__Task to carry out__. Your task is to extract every entry that follows word for word while excluding the pictures.

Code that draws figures

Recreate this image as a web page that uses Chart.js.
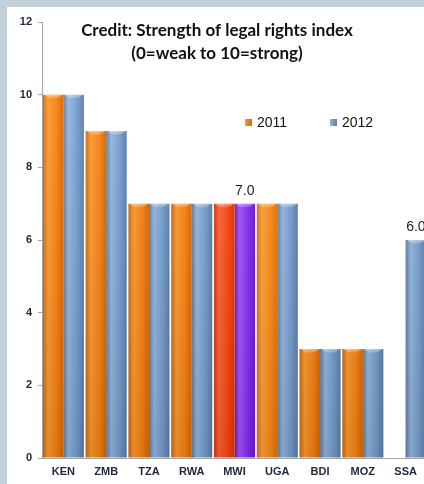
<!DOCTYPE html>
<html>
<head>
<meta charset="utf-8">
<script src="https://cdn.jsdelivr.net/npm/chart.js@4.4.1/dist/chart.umd.min.js"></script>
<style>
  html, body { margin: 0; padding: 0; overflow: hidden; width: 424px; height: 484px; background: #fff; }
  #wrap { position: absolute; left: 0; top: 0; width: 440px; height: 484px; }
</style>
</head>
<body>
<div id="wrap"><canvas id="c" width="440" height="484"></canvas></div>
<script>
const categories = ['KEN', 'ZMB', 'TZA', 'RWA', 'MWI', 'UGA', 'BDI', 'MOZ', 'SSA'];
const values2011 = [10, 9, 7, 7, 7, 7, 3, 3, null];
const values2012 = [10, 9, 7, 7, 7, 7, 3, 3, 6];
const yTicks = [0, 2, 4, 6, 8, 10, 12];
const seriesNames = ['2011', '2012'];
const titleLines = ['Credit: Strength of legal rights index', '(0=weak to 10=strong)'];
const labelledBars = [{ series: 1, category: 'MWI', text: '7.0' }, { series: 1, category: 'SSA', text: '6.0' }];

// palettes: [dark edge, light, base]
const PAL = {
  orange: ['#D26808', '#FF9A30', '#F9800E'],
  orangeB: ['#E07208', '#FFA238', '#FF8A12'],
  blue: ['#5B7DA8', '#93B8E2', '#739BCB'],
  red: ['#E03400', '#FF6634', '#FF420E'],
  purple: ['#6A1CC8', '#A454FF', '#8428F2']
};
const pal2011 = categories.map(c => c === 'MWI' ? PAL.red : (c === 'UGA' ? PAL.orangeB : PAL.orange));
const pal2012 = categories.map(c => c === 'MWI' ? PAL.purple : PAL.blue);
const palettes = [pal2011, pal2012];

const gradientPlugin = {
  id: 'gradients',
  beforeDatasetsDraw(chart) {
    const ctx = chart.ctx;
    chart.data.datasets.forEach((ds, di) => {
      const meta = chart.getDatasetMeta(di);
      meta.data.forEach((bar, i) => {
        const p = palettes[di][i];
        const x0 = bar.x - bar.width / 2, x1 = bar.x + bar.width / 2;
        const g = ctx.createLinearGradient(x0, 0, x1, 0);
        g.addColorStop(0, p[0]);
        g.addColorStop(0.25, p[1]);
        g.addColorStop(0.7, p[2]);
        g.addColorStop(1, p[0]);
        bar.options = Object.assign({}, bar.options, { backgroundColor: g });
      });
    });
  },
  afterDatasetsDraw(chart) {
    const ctx = chart.ctx;
    ctx.save();
    chart.data.datasets.forEach((ds, di) => {
      const meta = chart.getDatasetMeta(di);
      meta.data.forEach((bar, i) => {
        if (ds.data[i] == null) return;
        const x0 = bar.x - bar.width / 2;
        const g = ctx.createLinearGradient(0, chart.chartArea.top, 0, bar.base);
        g.addColorStop(0, 'rgba(255,255,255,0.06)');
        g.addColorStop(1, 'rgba(0,0,0,0.10)');
        ctx.fillStyle = g;
        ctx.fillRect(x0, bar.y, bar.width, bar.base - bar.y);
        // top bevel highlight
        const hg = ctx.createLinearGradient(0, bar.y, 0, bar.y + 5);
        hg.addColorStop(0, 'rgba(255,255,255,0.45)');
        hg.addColorStop(1, 'rgba(255,255,255,0)');
        ctx.fillStyle = hg;
        ctx.beginPath();
        ctx.moveTo(x0 + 1, bar.y);
        ctx.lineTo(x0 + bar.width - 1, bar.y);
        ctx.quadraticCurveTo(x0 + bar.width / 2, bar.y + 8, x0 + 1, bar.y);
        ctx.closePath();
        ctx.fill();
      });
    });
    // value labels
    ctx.fillStyle = '#222';
    ctx.font = '14px "Liberation Sans", Arial, sans-serif';
    ctx.textAlign = 'center';
    ctx.textBaseline = 'bottom';
    labelledBars.forEach(l => {
      const idx = categories.indexOf(l.category);
      const bar = chart.getDatasetMeta(l.series).data[idx];
      ctx.fillText(l.text, bar.x, bar.y - 6);
    });
    ctx.restore();
  }
};

const framePlugin = {
  id: 'frame',
  beforeDraw(chart) {
    const ctx = chart.ctx;
    ctx.save();
    ctx.fillStyle = '#C3CFD9';
    ctx.fillRect(0, 0, chart.width, chart.height);
    ctx.fillStyle = '#FFFFFF';
    ctx.fillRect(7, 7, chart.width - 7, chart.height - 7);
    ctx.restore();
  },
  afterDraw(chart) {
    const ctx = chart.ctx;
    ctx.save();
    ctx.fillStyle = '#111';
    ctx.font = 'bold 17px Lato, "Liberation Sans", sans-serif';
    ctx.textAlign = 'center';
    ctx.textBaseline = 'middle';
    ctx.fillText(titleLines[0], 217, 31);
    ctx.fillText(titleLines[1], 217, 54);
    const legendX = [245, 330];
    const legendCols = [PAL.orange, PAL.blue];
    ctx.font = '14px "Liberation Sans", Arial, sans-serif';
    ctx.textAlign = 'left';
    seriesNames.forEach((n, i) => {
      const g = ctx.createLinearGradient(legendX[i], 0, legendX[i] + 7, 0);
      g.addColorStop(0, legendCols[i][1]);
      g.addColorStop(1, legendCols[i][0]);
      ctx.fillStyle = g;
      ctx.fillRect(legendX[i], 119, 7, 7);
      ctx.fillStyle = '#111';
      ctx.fillText(n, legendX[i] + 12, 123);
    });
    ctx.restore();
  }
};

new Chart(document.getElementById('c'), {
  type: 'bar',
  data: {
    labels: categories,
    datasets: [
      { label: seriesNames[0], data: values2011, borderWidth: 0, backgroundColor: c => palettes[0][c.dataIndex][2] },
      { label: seriesNames[1], data: values2012, borderWidth: 0, backgroundColor: c => palettes[1][c.dataIndex][2] }
    ]
  },
  options: {
    responsive: false,
    animation: false,
    devicePixelRatio: 1,
    layout: { padding: { left: 6, top: 22, right: 13, bottom: 0 } },
    plugins: { legend: { display: false }, title: { display: false }, tooltip: { enabled: false } },
    datasets: { bar: { categoryPercentage: 0.96, barPercentage: 1.0 } },
    scales: {
      x: {
        grid: { display: false, drawTicks: false },
        border: { display: true, color: '#A6A6A6', width: 1 },
        ticks: { color: '#1E2838', font: { size: 11, weight: 'bold', family: '"Liberation Sans", Arial, sans-serif' }, padding: 7, maxRotation: 0, autoSkip: false },
        afterFit(s) { s.height = 26; }
      },
      y: {
        min: 0, max: 12,
        afterBuildTicks(s) { s.ticks = yTicks.map(v => ({ value: v })); },
        grid: { display: true, drawOnChartArea: false, drawTicks: true, tickLength: 4, color: '#A6A6A6' },
        border: { display: true, color: '#A6A6A6', width: 1 },
        ticks: { color: '#1E2838', font: { size: 11, weight: 'bold', family: '"Liberation Sans", Arial, sans-serif' }, padding: 6 },
        afterFit(s) { s.width = 36; }
      }
    }
  },
  plugins: [framePlugin, gradientPlugin]
});
</script>
</body>
</html>
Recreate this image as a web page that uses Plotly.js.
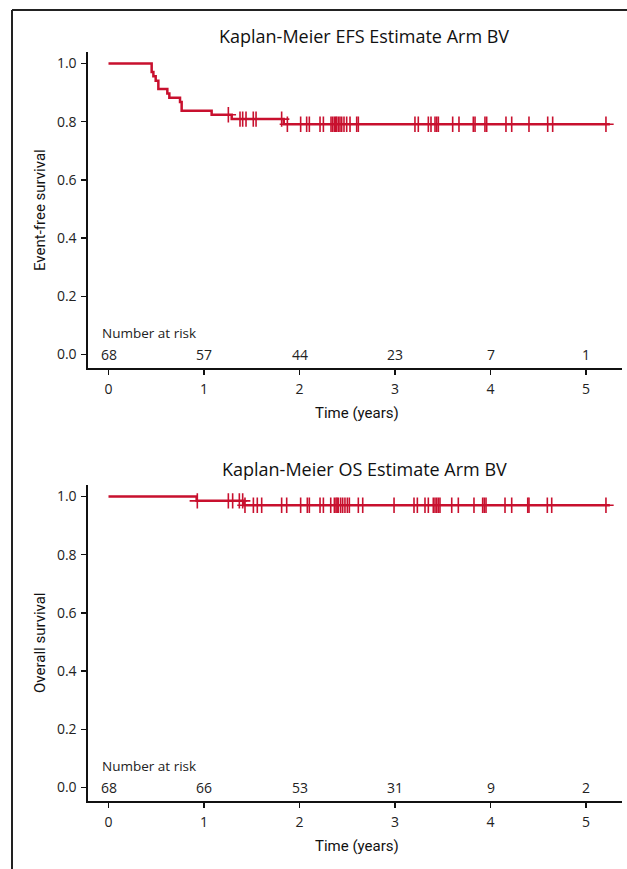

__Complete output__.
Recreate this image as a web page that uses Chart.js.
<!DOCTYPE html>
<html>
<head>
<meta charset="utf-8">
<script src="https://cdn.jsdelivr.net/npm/chart.js@4.4.1/dist/chart.umd.min.js"></script>
<style>
  html, body { margin: 0; padding: 0; overflow: hidden; width: 424px; height: 484px; background: #fff; }
  #wrap { position: absolute; left: 0; top: 0; width: 440px; height: 484px; }
</style>
</head>
<body>
<div id="wrap"><canvas id="c" width="440" height="484"></canvas></div>
<script>
const categories = ['KEN', 'ZMB', 'TZA', 'RWA', 'MWI', 'UGA', 'BDI', 'MOZ', 'SSA'];
const values2011 = [10, 9, 7, 7, 7, 7, 3, 3, null];
const values2012 = [10, 9, 7, 7, 7, 7, 3, 3, 6];
const yTicks = [0, 2, 4, 6, 8, 10, 12];
const seriesNames = ['2011', '2012'];
const titleLines = ['Credit: Strength of legal rights index', '(0=weak to 10=strong)'];
const labelledBars = [{ series: 1, category: 'MWI', text: '7.0' }, { series: 1, category: 'SSA', text: '6.0' }];

// palettes: [dark edge, light, base]
const PAL = {
  orange: ['#D26808', '#FF9A30', '#F9800E'],
  orangeB: ['#E07208', '#FFA238', '#FF8A12'],
  blue: ['#5B7DA8', '#93B8E2', '#739BCB'],
  red: ['#E03400', '#FF6634', '#FF420E'],
  purple: ['#6A1CC8', '#A454FF', '#8428F2']
};
const pal2011 = categories.map(c => c === 'MWI' ? PAL.red : (c === 'UGA' ? PAL.orangeB : PAL.orange));
const pal2012 = categories.map(c => c === 'MWI' ? PAL.purple : PAL.blue);
const palettes = [pal2011, pal2012];

const gradientPlugin = {
  id: 'gradients',
  beforeDatasetsDraw(chart) {
    const ctx = chart.ctx;
    chart.data.datasets.forEach((ds, di) => {
      const meta = chart.getDatasetMeta(di);
      meta.data.forEach((bar, i) => {
        const p = palettes[di][i];
        const x0 = bar.x - bar.width / 2, x1 = bar.x + bar.width / 2;
        const g = ctx.createLinearGradient(x0, 0, x1, 0);
        g.addColorStop(0, p[0]);
        g.addColorStop(0.25, p[1]);
        g.addColorStop(0.7, p[2]);
        g.addColorStop(1, p[0]);
        bar.options = Object.assign({}, bar.options, { backgroundColor: g });
      });
    });
  },
  afterDatasetsDraw(chart) {
    const ctx = chart.ctx;
    ctx.save();
    chart.data.datasets.forEach((ds, di) => {
      const meta = chart.getDatasetMeta(di);
      meta.data.forEach((bar, i) => {
        if (ds.data[i] == null) return;
        const x0 = bar.x - bar.width / 2;
        const g = ctx.createLinearGradient(0, chart.chartArea.top, 0, bar.base);
        g.addColorStop(0, 'rgba(255,255,255,0.06)');
        g.addColorStop(1, 'rgba(0,0,0,0.10)');
        ctx.fillStyle = g;
        ctx.fillRect(x0, bar.y, bar.width, bar.base - bar.y);
        // top bevel highlight
        const hg = ctx.createLinearGradient(0, bar.y, 0, bar.y + 5);
        hg.addColorStop(0, 'rgba(255,255,255,0.45)');
        hg.addColorStop(1, 'rgba(255,255,255,0)');
        ctx.fillStyle = hg;
        ctx.beginPath();
        ctx.moveTo(x0 + 1, bar.y);
        ctx.lineTo(x0 + bar.width - 1, bar.y);
        ctx.quadraticCurveTo(x0 + bar.width / 2, bar.y + 8, x0 + 1, bar.y);
        ctx.closePath();
        ctx.fill();
      });
    });
    // value labels
    ctx.fillStyle = '#222';
    ctx.font = '14px "Liberation Sans", Arial, sans-serif';
    ctx.textAlign = 'center';
    ctx.textBaseline = 'bottom';
    labelledBars.forEach(l => {
      const idx = categories.indexOf(l.category);
      const bar = chart.getDatasetMeta(l.series).data[idx];
      ctx.fillText(l.text, bar.x, bar.y - 6);
    });
    ctx.restore();
  }
};

const framePlugin = {
  id: 'frame',
  beforeDraw(chart) {
    const ctx = chart.ctx;
    ctx.save();
    ctx.fillStyle = '#C3CFD9';
    ctx.fillRect(0, 0, chart.width, chart.height);
    ctx.fillStyle = '#FFFFFF';
    ctx.fillRect(7, 7, chart.width - 7, chart.height - 7);
    ctx.restore();
  },
  afterDraw(chart) {
    const ctx = chart.ctx;
    ctx.save();
    ctx.fillStyle = '#111';
    ctx.font = 'bold 17px Lato, "Liberation Sans", sans-serif';
    ctx.textAlign = 'center';
    ctx.textBaseline = 'middle';
    ctx.fillText(titleLines[0], 217, 31);
    ctx.fillText(titleLines[1], 217, 54);
    const legendX = [245, 330];
    const legendCols = [PAL.orange, PAL.blue];
    ctx.font = '14px "Liberation Sans", Arial, sans-serif';
    ctx.textAlign = 'left';
    seriesNames.forEach((n, i) => {
      const g = ctx.createLinearGradient(legendX[i], 0, legendX[i] + 7, 0);
      g.addColorStop(0, legendCols[i][1]);
      g.addColorStop(1, legendCols[i][0]);
      ctx.fillStyle = g;
      ctx.fillRect(legendX[i], 119, 7, 7);
      ctx.fillStyle = '#111';
      ctx.fillText(n, legendX[i] + 12, 123);
    });
    ctx.restore();
  }
};

new Chart(document.getElementById('c'), {
  type: 'bar',
  data: {
    labels: categories,
    datasets: [
      { label: seriesNames[0], data: values2011, borderWidth: 0, backgroundColor: c => palettes[0][c.dataIndex][2] },
      { label: seriesNames[1], data: values2012, borderWidth: 0, backgroundColor: c => palettes[1][c.dataIndex][2] }
    ]
  },
  options: {
    responsive: false,
    animation: false,
    devicePixelRatio: 1,
    layout: { padding: { left: 6, top: 22, right: 13, bottom: 0 } },
    plugins: { legend: { display: false }, title: { display: false }, tooltip: { enabled: false } },
    datasets: { bar: { categoryPercentage: 0.96, barPercentage: 1.0 } },
    scales: {
      x: {
        grid: { display: false, drawTicks: false },
        border: { display: true, color: '#A6A6A6', width: 1 },
        ticks: { color: '#1E2838', font: { size: 11, weight: 'bold', family: '"Liberation Sans", Arial, sans-serif' }, padding: 7, maxRotation: 0, autoSkip: false },
        afterFit(s) { s.height = 26; }
      },
      y: {
        min: 0, max: 12,
        afterBuildTicks(s) { s.ticks = yTicks.map(v => ({ value: v })); },
        grid: { display: true, drawOnChartArea: false, drawTicks: true, tickLength: 4, color: '#A6A6A6' },
        border: { display: true, color: '#A6A6A6', width: 1 },
        ticks: { color: '#1E2838', font: { size: 11, weight: 'bold', family: '"Liberation Sans", Arial, sans-serif' }, padding: 6 },
        afterFit(s) { s.width = 36; }
      }
    }
  },
  plugins: [framePlugin, gradientPlugin]
});
</script>
</body>
</html>
Recreate this image as a web page that uses Plotly.js.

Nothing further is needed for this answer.